V.3. Un développement des capacités
d'adaptation dans l'espace naturel
Face aux conséquences géo-physiques du
déboisement telles que la dégradation des sols, les populations
du Département de Toma, avec l'appui d'ONG (UGPN, ADPNA, SOS-Sahel), de
la Direction provinciale de l'agriculture et de la Direction provinciale de
l'environnement et du cadre de vie, procèdent collectivement à la
restauration et à la fertilisation des sols. Les initiatives englobent
les techniques de compostage, l'installation de cordons pierreux dans les
champs, le creusage de « demi lunes » et les techniques du «
zaï » (ou « zay ») (voir photo : annexe n° 5).

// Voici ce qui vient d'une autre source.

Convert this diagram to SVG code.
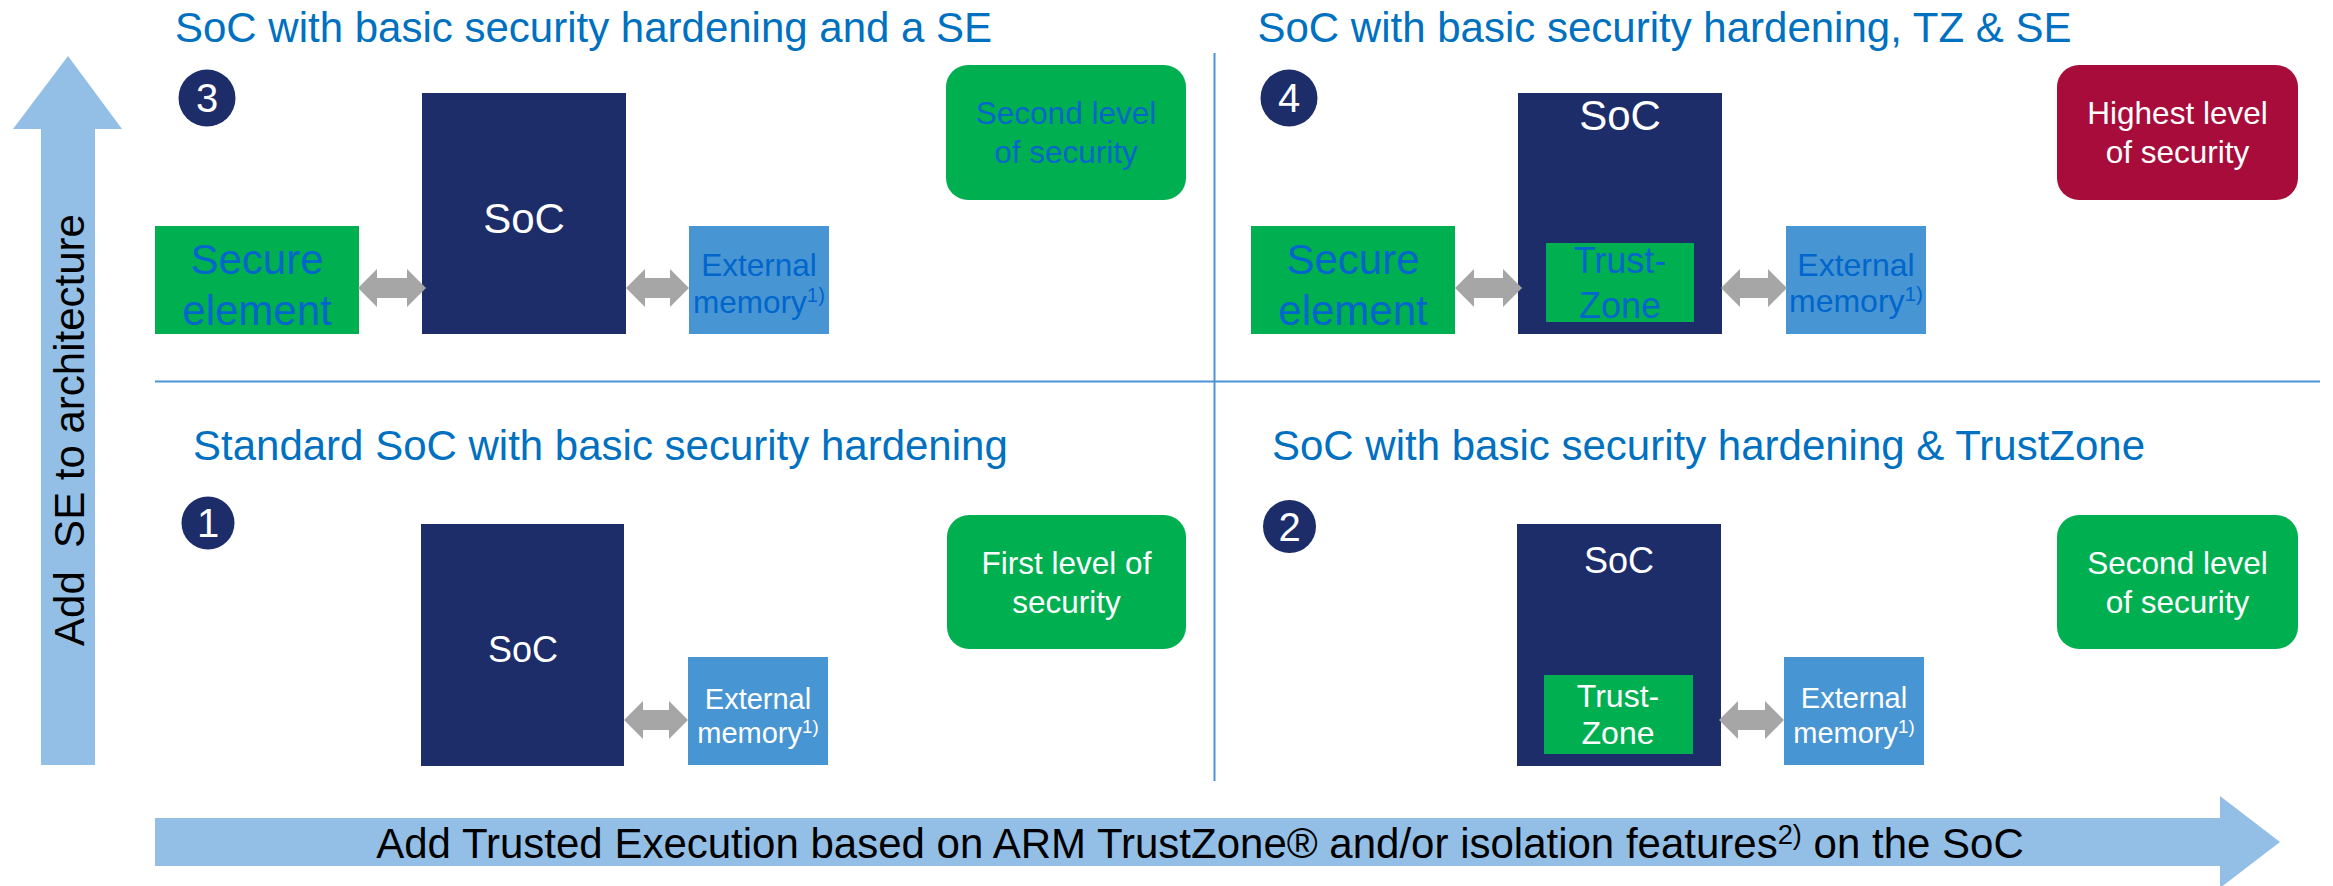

Les cordons pierreux sont des alignements de cailloux sur le
sol aride perpendiculairement à la pente. Cette technique a pour
avantage de réduire le lessivage du sol sous l'action des pluies et de
permettre la reconstitution des couches de sol arable. L'activité
elle-même exige beaucoup de cailloux pour couvrir les superficies des
champs qui sont entre deux à trois hectares par paysan. C'est pourquoi
la recherche et l'alignement des cailloux se font collectivement avec des
charrettes ou avec un camion dans le cas de l'appui d'une ONG.
Les « demi-lunes » sont des trous creusés
dans les champs en forme de demi-lune et dont la dimension est comprise entre
un et deux mètres de diamètre. Orientées en fonction de la
pente du sol, ces demi-lunes sont remplies de composte et recouverte de terre.
C'est dans cet espace que le paysan sème sa semence.
Le « zaï » est, quant à lui, circulaire.
Approprié aux sols plats, sa technique de remblayage est identique
à celle de la « demi-lune », c'est-à-dire avec du
composte. Son diamètre varie entre quelques centimètres et un
mètre. Généralement, il se creuse en saison sèche
et, à l'hivernage, on y sème directement les grains.
Toutes les techniques de restauration des sols et
d'accroissement des rendements agricoles sont des activités qui exigent
la coopération des paysans. C'est pourquoi nous pouvons convenir avec
Crozier et Friedberg que le changement peut être considéré
comme un problème sociologique dans le sens où ce sont les hommes
qui changent, non pas passivement mais « dans leur collectivité
et comme une collectivité : non pas individuellement, mais dans leurs
relations les uns avec les autres et dans leur organisation sociale
».85 Ces différentes activités
initiées pour faire face aux conséquences du déboisement
contribuent à créer de nouvelles solidarités villageoises
et à développer des capacités d'adaptation dans l'espace
géographique que l'homme doit toujours dominer par la technique afin de
pouvoir y vivre.
85 CROZIER, M., FRIEDBERG, E., op. cit., p.
379.
Ces nouvelles solidarités restructurent le tissu social
pour donner lieu à de nouvelles sociabilités qui intègrent
les contraintes de l'environnement auxquelles on ne peut faire face que
collectivement. Ici, comme on le perçoit, au-delà des conflits,
populations locales, ONG et services étatiques sont tous
impliqués dans la même action collective. Si nous faisons une
sociologie de l'action collective, nous voyons ici qu'il y a un
aménagement des comportements en vue d'une coopération. Se
vérifie alors notre hypothèse selon laquelle plus les populations
perçoivent comme avantageuses pour elles les interventions des services
étatiques et des ONG, plus elles participent à la protection de
l'environnement. Le degré d'implication des populations dans la
protection de l'environnement est donc fonction de l'intérêt
qu'elles tirent de l'appui institutionnel.